◆ Your instructions
Leave out the images and repeat the listing below without a single change.

◆ Raw data
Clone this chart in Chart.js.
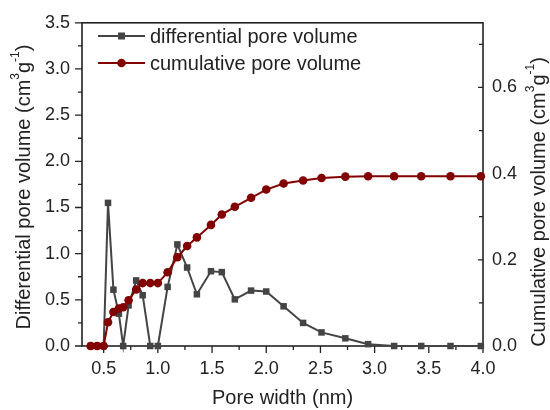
<!DOCTYPE html>
<html>
<head>
<meta charset="utf-8">
<script src="https://cdn.jsdelivr.net/npm/chart.js@4.4.0/dist/chart.umd.min.js"></script>
<style>
  html, body { margin: 0; padding: 0; background: #fff; }
</style>
</head>
<body>
<canvas id="chart" width="550" height="410"></canvas>
<script>
// pore width (nm), shared by both series
const poreWidth = [0.38, 0.44, 0.50, 0.54, 0.59, 0.64, 0.68, 0.73, 0.80, 0.86, 0.93, 1.00,
  1.09, 1.18, 1.27, 1.36, 1.49, 1.59, 1.71, 1.86, 2.00, 2.16, 2.34, 2.51, 2.73, 2.94,
  3.18, 3.43, 3.70, 3.98];
// differential pore volume (cm3/g)
const differential = [0, 0, 0, 1.55, 0.61, 0.35, 0.0, 0.44, 0.71, 0.55, 0, 0,
  0.64, 1.10, 0.85, 0.56, 0.81, 0.80, 0.505, 0.60, 0.59, 0.43, 0.25, 0.147, 0.083, 0.02,
  0, 0, 0, 0];
// cumulative pore volume (cm3/g)
const cumulative = [0, 0, 0, 0.055, 0.079, 0.087, 0.090, 0.106, 0.131, 0.146, 0.146, 0.146,
  0.171, 0.206, 0.232, 0.252, 0.281, 0.305, 0.323, 0.344, 0.363, 0.377, 0.384, 0.390, 0.393, 0.394,
  0.394, 0.394, 0.394, 0.394];

const xTicks = [0.5, 1.0, 1.5, 2.0, 2.5, 3.0, 3.5, 4.0];
const leftTicks = [0, 0.5, 1.0, 1.5, 2.0, 2.5, 3.0, 3.5];
const rightTicks = [0, 0.2, 0.4, 0.6];

const fam = "'Liberation Sans', Arial, sans-serif";
const ink = '#222';
const grey = '#444444';
const red = '#820000';

function setTicks(list) {
  return function (scale) {
    scale.ticks = list.map(v => ({ value: v }));
  };
}

// text with superscripts, rotated to read bottom -> top
function drawRich(ctx, cx, cy, parts, size) {
  const big = size + 'px ' + fam;
  const small = Math.round(size * 0.62) + 'px ' + fam;
  ctx.save();
  ctx.translate(cx, cy);
  ctx.rotate(-Math.PI / 2);
  let w = 0;
  parts.forEach(p => { ctx.font = p[1] ? small : big; w += ctx.measureText(p[0]).width; });
  let x = -w / 2;
  ctx.fillStyle = ink;
  ctx.textAlign = 'left';
  ctx.textBaseline = 'middle';
  parts.forEach(p => {
    ctx.font = p[1] ? small : big;
    ctx.fillText(p[0], x, p[1] ? -size * 0.4 : 0);
    x += ctx.measureText(p[0]).width;
  });
  ctx.restore();
}

const frame = {
  id: 'frame',
  beforeDatasetsDraw(chart) {
    const { ctx, chartArea: a, scales } = chart;
    ctx.save();
    ctx.strokeStyle = ink;
    ctx.lineWidth = 1.6;
    ctx.strokeRect(a.left, a.top, a.right - a.left, a.bottom - a.top);
    ctx.lineWidth = 1.3;
    ctx.beginPath();
    // x axis: major and minor, outward
    for (let v = 0.5; v <= 4.0001; v += 0.25) {
      const px = scales.x.getPixelForValue(v);
      const len = Math.abs(v * 2 - Math.round(v * 2)) < 0.01 ? 7 : 4;
      ctx.moveTo(px, a.bottom); ctx.lineTo(px, a.bottom + len);
    }
    // left axis, outward
    for (let v = 0; v <= 3.5001; v += 0.25) {
      const py = scales.y.getPixelForValue(v);
      const len = Math.abs(v * 2 - Math.round(v * 2)) < 0.01 ? 7 : 4;
      ctx.moveTo(a.left, py); ctx.lineTo(a.left - len, py);
    }
    // right axis, inward
    for (let v = 0; v <= 0.7501; v += 0.1) {
      const py = scales.y2.getPixelForValue(v);
      const len = Math.round(v * 10) % 2 === 0 ? 5 : 4;
      ctx.moveTo(a.right, py); ctx.lineTo(a.right - len, py);
    }
    ctx.stroke();
    ctx.restore();
  },
  afterDraw(chart) {
    const { ctx } = chart;
    ctx.save();
    // legend
    const rows = [
      { y: 36, color: grey, label: 'differential pore volume', shape: 'rect' },
      { y: 63, color: red, label: 'cumulative pore volume', shape: 'circle' }
    ];
    rows.forEach(r => {
      ctx.strokeStyle = r.color;
      ctx.fillStyle = r.color;
      ctx.lineWidth = 2;
      ctx.beginPath();
      ctx.moveTo(98, r.y); ctx.lineTo(145, r.y);
      ctx.stroke();
      ctx.beginPath();
      if (r.shape === 'rect') ctx.rect(118, r.y - 3.5, 7, 7);
      else ctx.arc(121.5, r.y, 4.3, 0, Math.PI * 2);
      ctx.fill();
      ctx.fillStyle = ink;
      ctx.font = '20px ' + fam;
      ctx.textAlign = 'left';
      ctx.textBaseline = 'middle';
      ctx.fillText(r.label, 150, r.y + 1);
    });
    ctx.restore();
    drawRich(ctx, 24, 187, [['Differential pore volume (cm', false], ['3', true], ['g', false], ['-1', true], [')', false]], 20);
    drawRich(ctx, 539, 202, [['Cumulative pore volume (cm', false], ['3', true], ['g', false], ['-1', true], [')', false]], 20);
  }
};

const tickFont = { family: fam, size: 18 };

new Chart(document.getElementById('chart'), {
  type: 'line',
  data: {
    datasets: [
      {
        label: 'cumulative pore volume',
        data: poreWidth.map((x, i) => ({ x: x, y: cumulative[i] })),
        yAxisID: 'y2',
        borderColor: red,
        backgroundColor: red,
        borderWidth: 2,
        pointStyle: 'circle',
        pointRadius: 4.3,
        pointBorderWidth: 0,
        clip: false,
        order: 0
      },
      {
        label: 'differential pore volume',
        data: poreWidth.map((x, i) => ({ x: x, y: differential[i] })),
        yAxisID: 'y',
        borderColor: grey,
        backgroundColor: grey,
        borderWidth: 2,
        pointStyle: 'rect',
        pointRadius: 4.6,
        pointBorderWidth: 0,
        clip: false,
        order: 1
      }
    ]
  },
  options: {
    responsive: false,
    devicePixelRatio: 1,
    animation: false,
    layout: { padding: { top: 22, left: 0, right: 0, bottom: 0 } },
    plugins: { legend: { display: false }, tooltip: { enabled: false } },
    scales: {
      x: {
        type: 'linear',
        min: 0.3,
        max: 4.0,
        afterBuildTicks: setTicks(xTicks),
        afterFit: s => { s.height = 64; },
        grid: { display: false, drawTicks: false },
        border: { display: false },
        ticks: { font: tickFont, color: ink, padding: 12, maxRotation: 0, callback: v => v.toFixed(1) },
        title: { display: true, text: 'Pore width (nm)', font: { family: fam, size: 20 }, color: ink, padding: 0 }
      },
      y: {
        position: 'left',
        min: 0,
        max: 3.5,
        afterBuildTicks: setTicks(leftTicks),
        afterFit: s => { s.width = 82; },
        grid: { display: false, drawTicks: false },
        border: { display: false },
        ticks: { font: tickFont, color: ink, padding: 12, callback: v => v.toFixed(1) }
      },
      y2: {
        position: 'right',
        min: 0,
        max: 0.75,
        afterBuildTicks: setTicks(rightTicks),
        afterFit: s => { s.width = 67; },
        grid: { display: false, drawTicks: false },
        border: { display: false },
        ticks: { font: tickFont, color: ink, padding: 9, callback: v => v.toFixed(1) }
      }
    }
  },
  plugins: [frame]
});
</script>
</body>
</html>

◆ Result of this task
Clone this chart in Chart.js.
<!DOCTYPE html>
<html>
<head>
<meta charset="utf-8">
<script src="https://cdn.jsdelivr.net/npm/chart.js@4.4.0/dist/chart.umd.min.js"></script>
<style>
  html, body { margin: 0; padding: 0; background: #fff; }
</style>
</head>
<body>
<canvas id="chart" width="550" height="410"></canvas>
<script>
// pore width (nm), shared by both series
const poreWidth = [0.38, 0.44, 0.50, 0.54, 0.59, 0.64, 0.68, 0.73, 0.80, 0.86, 0.93, 1.00,
  1.09, 1.18, 1.27, 1.36, 1.49, 1.59, 1.71, 1.86, 2.00, 2.16, 2.34, 2.51, 2.73, 2.94,
  3.18, 3.43, 3.70, 3.98];
// differential pore volume (cm3/g)
const differential = [0, 0, 0, 1.55, 0.61, 0.35, 0.0, 0.44, 0.71, 0.55, 0, 0,
  0.64, 1.10, 0.85, 0.56, 0.81, 0.80, 0.505, 0.60, 0.59, 0.43, 0.25, 0.147, 0.083, 0.02,
  0, 0, 0, 0];
// cumulative pore volume (cm3/g)
const cumulative = [0, 0, 0, 0.055, 0.079, 0.087, 0.090, 0.106, 0.131, 0.146, 0.146, 0.146,
  0.171, 0.206, 0.232, 0.252, 0.281, 0.305, 0.323, 0.344, 0.363, 0.377, 0.384, 0.390, 0.393, 0.394,
  0.394, 0.394, 0.394, 0.394];

const xTicks = [0.5, 1.0, 1.5, 2.0, 2.5, 3.0, 3.5, 4.0];
const leftTicks = [0, 0.5, 1.0, 1.5, 2.0, 2.5, 3.0, 3.5];
const rightTicks = [0, 0.2, 0.4, 0.6];

const fam = "'Liberation Sans', Arial, sans-serif";
const ink = '#222';
const grey = '#444444';
const red = '#820000';

function setTicks(list) {
  return function (scale) {
    scale.ticks = list.map(v => ({ value: v }));
  };
}

// text with superscripts, rotated to read bottom -> top
function drawRich(ctx, cx, cy, parts, size) {
  const big = size + 'px ' + fam;
  const small = Math.round(size * 0.62) + 'px ' + fam;
  ctx.save();
  ctx.translate(cx, cy);
  ctx.rotate(-Math.PI / 2);
  let w = 0;
  parts.forEach(p => { ctx.font = p[1] ? small : big; w += ctx.measureText(p[0]).width; });
  let x = -w / 2;
  ctx.fillStyle = ink;
  ctx.textAlign = 'left';
  ctx.textBaseline = 'middle';
  parts.forEach(p => {
    ctx.font = p[1] ? small : big;
    ctx.fillText(p[0], x, p[1] ? -size * 0.4 : 0);
    x += ctx.measureText(p[0]).width;
  });
  ctx.restore();
}

const frame = {
  id: 'frame',
  beforeDatasetsDraw(chart) {
    const { ctx, chartArea: a, scales } = chart;
    ctx.save();
    ctx.strokeStyle = ink;
    ctx.lineWidth = 1.6;
    ctx.strokeRect(a.left, a.top, a.right - a.left, a.bottom - a.top);
    ctx.lineWidth = 1.3;
    ctx.beginPath();
    // x axis: major and minor, outward
    for (let v = 0.5; v <= 4.0001; v += 0.25) {
      const px = scales.x.getPixelForValue(v);
      const len = Math.abs(v * 2 - Math.round(v * 2)) < 0.01 ? 7 : 4;
      ctx.moveTo(px, a.bottom); ctx.lineTo(px, a.bottom + len);
    }
    // left axis, outward
    for (let v = 0; v <= 3.5001; v += 0.25) {
      const py = scales.y.getPixelForValue(v);
      const len = Math.abs(v * 2 - Math.round(v * 2)) < 0.01 ? 7 : 4;
      ctx.moveTo(a.left, py); ctx.lineTo(a.left - len, py);
    }
    // right axis, inward
    for (let v = 0; v <= 0.7501; v += 0.1) {
      const py = scales.y2.getPixelForValue(v);
      const len = Math.round(v * 10) % 2 === 0 ? 5 : 4;
      ctx.moveTo(a.right, py); ctx.lineTo(a.right - len, py);
    }
    ctx.stroke();
    ctx.restore();
  },
  afterDraw(chart) {
    const { ctx } = chart;
    ctx.save();
    // legend
    const rows = [
      { y: 36, color: grey, label: 'differential pore volume', shape: 'rect' },
      { y: 63, color: red, label: 'cumulative pore volume', shape: 'circle' }
    ];
    rows.forEach(r => {
      ctx.strokeStyle = r.color;
      ctx.fillStyle = r.color;
      ctx.lineWidth = 2;
      ctx.beginPath();
      ctx.moveTo(98, r.y); ctx.lineTo(145, r.y);
      ctx.stroke();
      ctx.beginPath();
      if (r.shape === 'rect') ctx.rect(118, r.y - 3.5, 7, 7);
      else ctx.arc(121.5, r.y, 4.3, 0, Math.PI * 2);
      ctx.fill();
      ctx.fillStyle = ink;
      ctx.font = '20px ' + fam;
      ctx.textAlign = 'left';
      ctx.textBaseline = 'middle';
      ctx.fillText(r.label, 150, r.y + 1);
    });
    ctx.restore();
    drawRich(ctx, 24, 187, [['Differential pore volume (cm', false], ['3', true], ['g', false], ['-1', true], [')', false]], 20);
    drawRich(ctx, 539, 202, [['Cumulative pore volume (cm', false], ['3', true], ['g', false], ['-1', true], [')', false]], 20);
  }
};

const tickFont = { family: fam, size: 18 };

new Chart(document.getElementById('chart'), {
  type: 'line',
  data: {
    datasets: [
      {
        label: 'cumulative pore volume',
        data: poreWidth.map((x, i) => ({ x: x, y: cumulative[i] })),
        yAxisID: 'y2',
        borderColor: red,
        backgroundColor: red,
        borderWidth: 2,
        pointStyle: 'circle',
        pointRadius: 4.3,
        pointBorderWidth: 0,
        clip: false,
        order: 0
      },
      {
        label: 'differential pore volume',
        data: poreWidth.map((x, i) => ({ x: x, y: differential[i] })),
        yAxisID: 'y',
        borderColor: grey,
        backgroundColor: grey,
        borderWidth: 2,
        pointStyle: 'rect',
        pointRadius: 4.6,
        pointBorderWidth: 0,
        clip: false,
        order: 1
      }
    ]
  },
  options: {
    responsive: false,
    devicePixelRatio: 1,
    animation: false,
    layout: { padding: { top: 22, left: 0, right: 0, bottom: 0 } },
    plugins: { legend: { display: false }, tooltip: { enabled: false } },
    scales: {
      x: {
        type: 'linear',
        min: 0.3,
        max: 4.0,
        afterBuildTicks: setTicks(xTicks),
        afterFit: s => { s.height = 64; },
        grid: { display: false, drawTicks: false },
        border: { display: false },
        ticks: { font: tickFont, color: ink, padding: 12, maxRotation: 0, callback: v => v.toFixed(1) },
        title: { display: true, text: 'Pore width (nm)', font: { family: fam, size: 20 }, color: ink, padding: 0 }
      },
      y: {
        position: 'left',
        min: 0,
        max: 3.5,
        afterBuildTicks: setTicks(leftTicks),
        afterFit: s => { s.width = 82; },
        grid: { display: false, drawTicks: false },
        border: { display: false },
        ticks: { font: tickFont, color: ink, padding: 12, callback: v => v.toFixed(1) }
      },
      y2: {
        position: 'right',
        min: 0,
        max: 0.75,
        afterBuildTicks: setTicks(rightTicks),
        afterFit: s => { s.width = 67; },
        grid: { display: false, drawTicks: false },
        border: { display: false },
        ticks: { font: tickFont, color: ink, padding: 9, callback: v => v.toFixed(1) }
      }
    }
  },
  plugins: [frame]
});
</script>
</body>
</html>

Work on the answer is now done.